GOAL -> Pictures stay out of the copy; set down each line of the listing below exactly.

#### LISTED ENTRIES ####

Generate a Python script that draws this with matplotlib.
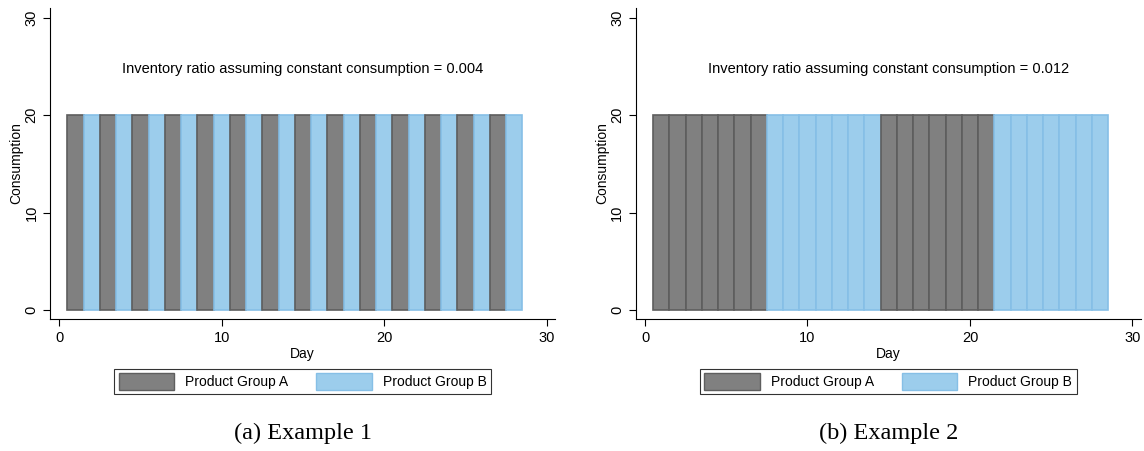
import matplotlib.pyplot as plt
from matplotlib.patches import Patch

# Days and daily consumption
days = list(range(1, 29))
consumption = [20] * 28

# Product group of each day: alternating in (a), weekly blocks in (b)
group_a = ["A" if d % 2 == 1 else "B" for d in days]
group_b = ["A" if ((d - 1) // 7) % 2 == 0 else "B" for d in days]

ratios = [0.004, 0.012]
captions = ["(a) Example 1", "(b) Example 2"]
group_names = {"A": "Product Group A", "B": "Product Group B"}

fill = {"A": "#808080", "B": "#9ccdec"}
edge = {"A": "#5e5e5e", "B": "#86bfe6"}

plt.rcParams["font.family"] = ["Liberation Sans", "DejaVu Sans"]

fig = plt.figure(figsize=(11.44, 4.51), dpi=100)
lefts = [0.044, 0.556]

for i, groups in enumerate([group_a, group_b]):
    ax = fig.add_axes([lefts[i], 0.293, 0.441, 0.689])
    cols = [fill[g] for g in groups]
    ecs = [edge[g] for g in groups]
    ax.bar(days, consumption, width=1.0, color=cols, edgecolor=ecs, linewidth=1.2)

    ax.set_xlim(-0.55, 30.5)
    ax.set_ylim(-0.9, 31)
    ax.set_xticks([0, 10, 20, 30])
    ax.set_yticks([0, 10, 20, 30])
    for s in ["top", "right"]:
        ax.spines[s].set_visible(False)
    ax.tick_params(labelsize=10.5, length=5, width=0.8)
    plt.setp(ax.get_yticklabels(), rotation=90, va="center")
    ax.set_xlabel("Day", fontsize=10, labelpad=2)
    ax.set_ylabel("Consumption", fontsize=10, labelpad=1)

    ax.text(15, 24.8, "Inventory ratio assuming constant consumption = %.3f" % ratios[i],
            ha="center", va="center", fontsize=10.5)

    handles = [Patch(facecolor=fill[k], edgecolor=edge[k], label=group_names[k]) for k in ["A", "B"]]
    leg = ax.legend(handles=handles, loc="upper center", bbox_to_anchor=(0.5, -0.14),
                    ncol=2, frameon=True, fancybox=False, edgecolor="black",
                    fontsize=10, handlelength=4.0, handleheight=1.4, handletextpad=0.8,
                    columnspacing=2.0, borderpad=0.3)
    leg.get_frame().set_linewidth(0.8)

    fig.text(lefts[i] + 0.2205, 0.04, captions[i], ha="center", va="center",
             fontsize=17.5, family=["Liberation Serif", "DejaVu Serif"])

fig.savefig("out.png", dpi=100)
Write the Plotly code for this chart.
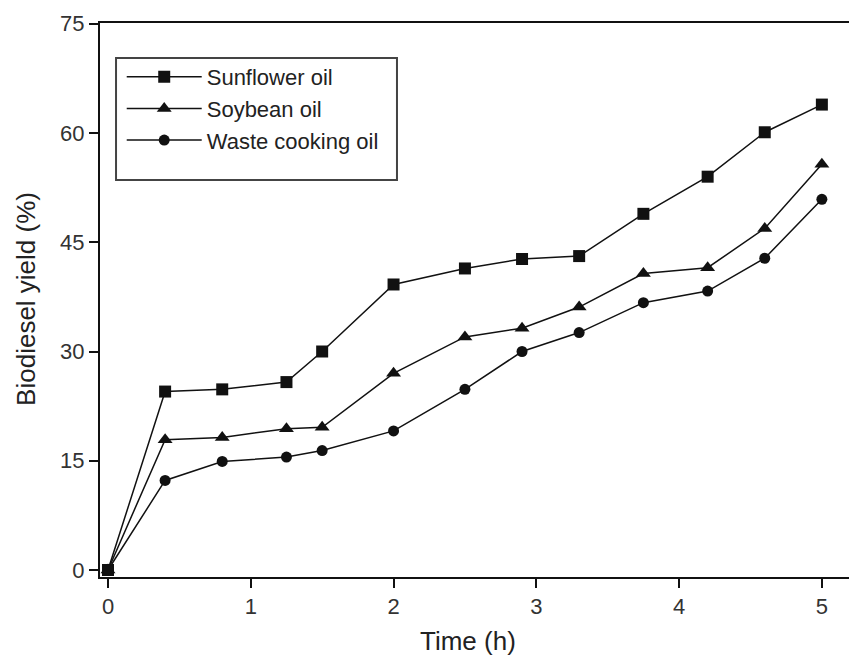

####

COMPLETED EXERCISE ->
Generate a Python script that draws this with matplotlib.
import matplotlib.pyplot as plt
from matplotlib.patches import Patch

# Days and daily consumption
days = list(range(1, 29))
consumption = [20] * 28

# Product group of each day: alternating in (a), weekly blocks in (b)
group_a = ["A" if d % 2 == 1 else "B" for d in days]
group_b = ["A" if ((d - 1) // 7) % 2 == 0 else "B" for d in days]

ratios = [0.004, 0.012]
captions = ["(a) Example 1", "(b) Example 2"]
group_names = {"A": "Product Group A", "B": "Product Group B"}

fill = {"A": "#808080", "B": "#9ccdec"}
edge = {"A": "#5e5e5e", "B": "#86bfe6"}

plt.rcParams["font.family"] = ["Liberation Sans", "DejaVu Sans"]

fig = plt.figure(figsize=(11.44, 4.51), dpi=100)
lefts = [0.044, 0.556]

for i, groups in enumerate([group_a, group_b]):
    ax = fig.add_axes([lefts[i], 0.293, 0.441, 0.689])
    cols = [fill[g] for g in groups]
    ecs = [edge[g] for g in groups]
    ax.bar(days, consumption, width=1.0, color=cols, edgecolor=ecs, linewidth=1.2)

    ax.set_xlim(-0.55, 30.5)
    ax.set_ylim(-0.9, 31)
    ax.set_xticks([0, 10, 20, 30])
    ax.set_yticks([0, 10, 20, 30])
    for s in ["top", "right"]:
        ax.spines[s].set_visible(False)
    ax.tick_params(labelsize=10.5, length=5, width=0.8)
    plt.setp(ax.get_yticklabels(), rotation=90, va="center")
    ax.set_xlabel("Day", fontsize=10, labelpad=2)
    ax.set_ylabel("Consumption", fontsize=10, labelpad=1)

    ax.text(15, 24.8, "Inventory ratio assuming constant consumption = %.3f" % ratios[i],
            ha="center", va="center", fontsize=10.5)

    handles = [Patch(facecolor=fill[k], edgecolor=edge[k], label=group_names[k]) for k in ["A", "B"]]
    leg = ax.legend(handles=handles, loc="upper center", bbox_to_anchor=(0.5, -0.14),
                    ncol=2, frameon=True, fancybox=False, edgecolor="black",
                    fontsize=10, handlelength=4.0, handleheight=1.4, handletextpad=0.8,
                    columnspacing=2.0, borderpad=0.3)
    leg.get_frame().set_linewidth(0.8)

    fig.text(lefts[i] + 0.2205, 0.04, captions[i], ha="center", va="center",
             fontsize=17.5, family=["Liberation Serif", "DejaVu Serif"])

fig.savefig("out.png", dpi=100)
Write the Plotly code for this chart.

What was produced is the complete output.